The course is graded A, B, C, D, E, FX or F.

The ILO´s within Knowledge and understanding will be examined through a written exam while the ILO´s within Skills and abilities will be examined through computer assignments. The ILO´s within Judgment and approach will be examined through both the written exam and the computer assignments.

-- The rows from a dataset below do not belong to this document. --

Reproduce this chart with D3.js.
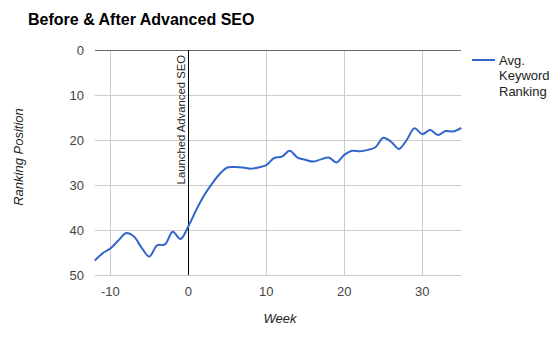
<!DOCTYPE html>
<html><head><meta charset="utf-8">
<script src="https://cdnjs.cloudflare.com/ajax/libs/d3/7.8.5/d3.min.js"></script>
<style>body{margin:0;background:#fff;}svg{display:block;font-family:Arial,"Liberation Sans",sans-serif;}</style>
</head><body>
<script>
const weeks = [-12,-11,-10,-9,-8,-7,-6,-5,-4,-3,-2,-1,0,1,2,3,4,5,6,7,8,9,10,11,12,13,14,15,16,17,18,19,20,21,22,23,24,25,26,27,28,29,30,31,32,33,34,35];
const ranking = [46.8,45.2,44.1,42.4,40.7,41.4,43.9,45.9,43.4,43.2,40.4,42,39.2,35.6,32.4,29.8,27.6,26.1,26,26.1,26.4,26.1,25.6,24,23.7,22.4,23.9,24.4,24.8,24.3,23.9,25,23.3,22.4,22.5,22.2,21.6,19.5,20.4,22,20,17.4,18.7,17.8,18.9,18,18.1,17.3];
const xTicks = [-10,0,10,20,30];
const yTicks = [0,10,20,30,40,50];
const title = "Before & After Advanced SEO";
const seriesName = ["Avg.","Keyword","Ranking"];
const markerLabel = "Launched Advanced SEO";

const W=560,H=339;
const svg=d3.select("body").append("svg").attr("width",W).attr("height",H);
const x=d3.scaleLinear().domain([-12,35]).range([94.7,461.3]);
const y=d3.scaleLinear().domain([0,50]).range([50,275]);

svg.append("text").attr("x",28).attr("y",25).attr("font-size",16).attr("font-weight","bold").attr("fill","#000").text(title);

// gridlines
svg.append("g").selectAll("line").data(yTicks.filter(d=>d!==0)).join("line")
 .attr("x1",x(-12)).attr("x2",x(35)).attr("y1",d=>y(d)).attr("y2",d=>y(d)).attr("stroke","#ccc").attr("stroke-width",1).attr("shape-rendering","crispEdges");
svg.append("g").selectAll("line").data(xTicks.filter(d=>d!==0)).join("line")
 .attr("x1",d=>Math.round(x(d))+0.5).attr("x2",d=>Math.round(x(d))+0.5).attr("y1",y(0)).attr("y2",y(50)).attr("stroke","#ccc");
// baseline at 0 ranking (top)
svg.append("line").attr("x1",x(-12)).attr("x2",x(35)).attr("y1",y(0)).attr("y2",y(0)).attr("stroke","#666").attr("stroke-width",1).attr("shape-rendering","crispEdges");
// week 0 line
svg.append("line").attr("x1",Math.round(x(0))+0.5).attr("x2",Math.round(x(0))+0.5).attr("y1",y(0)).attr("y2",y(50)).attr("stroke","#000").attr("stroke-width",1);

// axes labels
svg.append("g").selectAll("text").data(yTicks).join("text")
 .attr("x",84).attr("y",d=>y(d)+4.5).attr("text-anchor","end").attr("font-size",13).attr("fill","#444").text(d=>d);
svg.append("g").selectAll("text").data(xTicks).join("text")
 .attr("x",d=>x(d)).attr("y",296).attr("text-anchor","middle").attr("font-size",13).attr("fill","#444").text(d=>d);

svg.append("text").attr("transform","translate(23,157) rotate(-90)").attr("text-anchor","middle").attr("font-size",13).attr("font-style","italic").attr("fill","#222").text("Ranking Position");
svg.append("text").attr("x",280).attr("y",323).attr("text-anchor","middle").attr("font-size",13).attr("font-style","italic").attr("fill","#222").text("Week");

// marker label
svg.append("text").attr("transform",`translate(${x(0)-3},55) rotate(-90)`).attr("text-anchor","end").attr("font-size",11.3).attr("fill","#222").text(markerLabel);

// line
const line=d3.line().x((d,i)=>x(weeks[i])).y(d=>y(d)).curve(d3.curveCatmullRom.alpha(0.5));
svg.append("path").datum(ranking).attr("d",line).attr("fill","none").attr("stroke","#3366cc").attr("stroke-width",2);

// legend
svg.append("line").attr("x1",472).attr("x2",495).attr("y1",60).attr("y2",60).attr("stroke","#3366cc").attr("stroke-width",2);
svg.append("g").selectAll("text").data(seriesName).join("text")
 .attr("x",499).attr("y",(d,i)=>64.5+i*15.8).attr("font-size",13).attr("fill","#222").text(d=>d);
</script>
</body></html>
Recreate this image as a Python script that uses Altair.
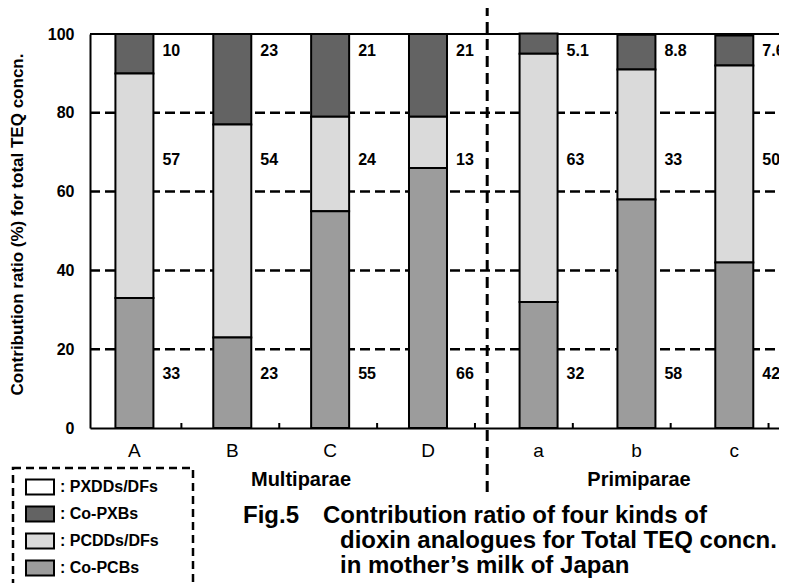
import altair as alt
import pandas as pd

# ---------------- data ----------------
categories = ["A", "B", "C", "D", "a", "b", "c"]
category_group = [0, 0, 0, 0, 1, 1, 1]
group_names = ["Multiparae", "Primiparae"]
series = ["PXDDs/DFs", "Co-PXBs", "PCDDs/DFs", "Co-PCBs"]  # legend order
pxdds = [0, 0, 0, 0, 0, 0, 0]
co_pxbs = [10, 23, 21, 21, 5.1, 8.8, 7.6]
pcdds = [57, 54, 24, 13, 63, 33, 50]
co_pcbs = [33, 23, 55, 66, 32, 58, 42]
y_ticks = [0, 20, 40, 60, 80, 100]

caption_head = "Fig.5"
caption_lines = [
    "Contribution ratio of four kinds of",
    "dioxin analogues for Total TEQ concn.",
    "in  mother\u2019s milk of Japan",
]
y_title = "Contribution ratio (%) for total TEQ concn."

# ---------------- styling / layout ----------------
FONT = "Liberation Sans"
fills = ["#ffffff", "#636363", "#dadada", "#9c9c9c"]
W, H = 689, 394
STEP = 99.3          # px per category
GROUP_GAP = 0.13     # extra space between the two groups (in categories)
X0 = -40 / STEP
x_domain = [X0, X0 + W / STEP]

idx = list(range(len(categories)))
pos = [i + GROUP_GAP * g for i, g in zip(idx, category_group)]

values = {"PXDDs/DFs": pxdds, "Co-PXBs": co_pxbs, "PCDDs/DFs": pcdds, "Co-PCBs": co_pcbs}
stack_rank = {"Co-PCBs": 0, "PCDDs/DFs": 1, "Co-PXBs": 2, "PXDDs/DFs": 3}
label_level = {"Co-PCBs": 13.7, "PCDDs/DFs": 68, "Co-PXBs": 95.7}

rows, lab_rows = [], []
for s in series:
    for i, (c, v) in enumerate(zip(categories, values[s])):
        rows.append(dict(cat=c, pos=pos[i], series=s, value=v, rank=stack_rank[s]))
        if s in label_level:
            lab_rows.append(dict(pos=pos[i], ly=label_level[s], label=f"{v:g}"))
df = pd.DataFrame(rows)
lab_df = pd.DataFrame(lab_rows)
cat_df = pd.DataFrame({"pos": pos, "cat": categories})

xs = alt.Scale(domain=x_domain, nice=False, zero=False)
ys = alt.Scale(domain=[0, 100], nice=False)

x_enc = alt.X(
    "pos:Q", scale=xs,
    axis=alt.Axis(labels=False, ticks=False, grid=False, domainColor="black",
                  domainWidth=2, title=None),
)
y_enc = alt.Y(
    "value:Q", stack="zero", scale=ys,
    axis=alt.Axis(values=y_ticks, grid=False, ticks=False, domainColor="black",
                  domainWidth=2, labelFontSize=16, labelFontWeight="bold",
                  labelColor="black", labelPadding=16, labelFont=FONT,
                  title=y_title, titleFontSize=17, titleFontWeight="bold",
                  titleColor="black", titleFont=FONT, titleX=-73, titleY=190,
                  titleBaseline="middle"),
)

grid_df = pd.DataFrame({"g": y_ticks[1:-1]})
grid = alt.Chart(grid_df).mark_rule(color="black", strokeWidth=2.5, strokeDash=[10, 5]).encode(
    y=alt.Y("g:Q", scale=ys), x=alt.value(0), x2=alt.value(W)
)
top = alt.Chart(pd.DataFrame({"g": [y_ticks[-1]]})).mark_rule(color="black", strokeWidth=2).encode(
    y=alt.Y("g:Q", scale=ys), x=alt.value(0), x2=alt.value(W)
)

bars = alt.Chart(df).transform_filter("datum.value > 0").mark_bar(
    size=38, stroke="black", strokeWidth=2
).encode(
    x=x_enc,
    y=y_enc,
    order=alt.Order("rank:Q"),
    fill=alt.Fill(
        "series:N",
        scale=alt.Scale(domain=series, range=fills),
        legend=alt.Legend(
            orient="none", legendX=-77, legendY=433, title=None, direction="vertical",
            symbolType="M-2,-1.07L2,-1.07L2,1.07L-2,1.07Z", symbolSize=196,
            symbolStrokeColor="black", symbolStrokeWidth=2, symbolOffset=7,
            labelFontSize=16, labelFontWeight="bold", labelColor="black",
            labelFont=FONT, labelOffset=12, rowPadding=3, padding=12,
            labelExpr="': ' + datum.label",
        ),
    ),
)

labels = alt.Chart(lab_df).mark_text(
    align="left", baseline="middle", dx=28, fontSize=16, fontWeight="bold", font=FONT, color="black"
).encode(x=alt.X("pos:Q", scale=xs), y=alt.Y("ly:Q", scale=ys), text="label:N")

cat_labels = alt.Chart(cat_df).mark_text(
    align="center", baseline="top", fontSize=19, font=FONT, color="black"
).encode(x=alt.X("pos:Q", scale=xs), y=alt.value(H + 14), text="cat:N")

tick_df = pd.DataFrame({"t": [i + 0.48 for i in idx if i + 0.48 < x_domain[1]]})
bticks = alt.Chart(tick_df).mark_rule(color="black", strokeWidth=2).encode(
    x=alt.X("t:Q", scale=xs), y=alt.value(H), y2=alt.value(H - 5)
)

div_df = pd.DataFrame({"d": [(pos[3] + pos[4]) / 2 + 0.04]})
divider = alt.Chart(div_df).mark_rule(color="black", strokeWidth=3, strokeDash=[11, 6]).encode(
    x=alt.X("d:Q", scale=xs), y=alt.value(-29), y2=alt.value(463)
)

def txt(t, x, y, size, align="left", baseline="alphabetic", weight="bold"):
    return alt.Chart(pd.DataFrame({"t": [t]})).mark_text(
        align=align, baseline=baseline, fontSize=size, fontWeight=weight, font=FONT, color="black"
    ).encode(text="t:N", x=alt.value(x), y=alt.value(y))

g1 = txt(group_names[0], 211, 446, 20, align="center", baseline="middle")
g2 = txt(group_names[1], 549, 446, 20, align="center", baseline="middle")
c0 = txt(caption_head, 153, 489, 24)
c1 = txt(caption_lines[0], 233, 489, 24)
c2 = txt(caption_lines[1], 250, 514, 24)
c3 = txt(caption_lines[2], 250, 539, 24)

box = alt.Chart(pd.DataFrame({"b": [0]})).mark_rect(
    fill=None, stroke="black", strokeWidth=2.5, strokeDash=[8, 5]
).encode(x=alt.value(-77), x2=alt.value(103), y=alt.value(434), y2=alt.value(580))

chart = alt.layer(
    grid, top, bars, labels, cat_labels, bticks, divider, g1, g2, c0, c1, c2, c3, box
).properties(
    width=W, height=H,
    padding={"left": 82, "top": 26, "right": 0, "bottom": 155},
    autosize=alt.AutoSizeParams(type="none"),
).configure_view(stroke=None).configure_text(font=FONT)

chart.save("out.html", embed_options={"renderer": "svg", "actions": False})
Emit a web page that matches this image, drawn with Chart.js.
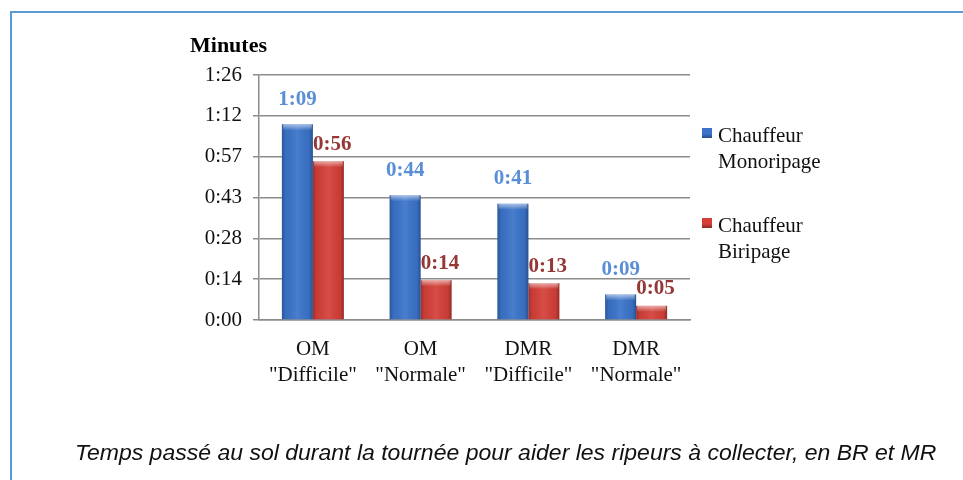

Registration of examination:
Name of the TestValueGrading
Examination16 creditsA/B/C/D/E/FX/F
Assignments1.5 creditsU/G
1 Determines the final grade of the course, which is issued only when all course units have been passed.

Course evaluation

It is the responsibility of the examiner to ensure that each course is evaluated. At the outset of the course, evaluators must be identified (elected) among the students. The course evaluation is carried out continuously as well as at the end of the course. On the completion of the course the course evaluators and course examiner discuss the course evaluation and possible improvements. A summary report is created and archived. The reports are followed up by program directors and discussed in program groups and with relevant others (depending on issue e.g. Associate Dean of Education, Associate Dean of faculty, Director of PhD Candidates, Dean and Director of Studies). The next time the course runs, students should be informed of any measures taken to improve the course based on the previous course evaluation.

Other information

Academic integrity

JIBS students are expected to maintain a strong academic integrity. This implies to behave within the boundaries of academic rules and expectations relating to all types of teaching and examination.
Copying someone else’s work is a particularly serious offence and can lead to disciplinary action. When you copy someone else’s work, you are plagiarizing. You must not copy sections of work (such as paragraphs, diagrams, tables and words) from any other person, including another student or any other author. Cutting and pasting is a clear example of plagiarism. There is a workshop and online resources to assist you in not plagiarizing called the Interactive Anti-Plagiarism Guide.
Other forms of breaking academic integrity include (but are not limited to) adding your name to a project you did not work on (or allowing someone to add their name), cheating on an examination, helping other students to cheat and submitting other students work as your own, and using non-allowed electronic equipment during an examination. All of these make you liable to disciplinary action.

Course literature

Compulsory literature

Anderson, Sweeney, Freeman, Williams and Shoesmith. Statistics for Business and Economics. South-Western CENGAGE learning. Latest edition.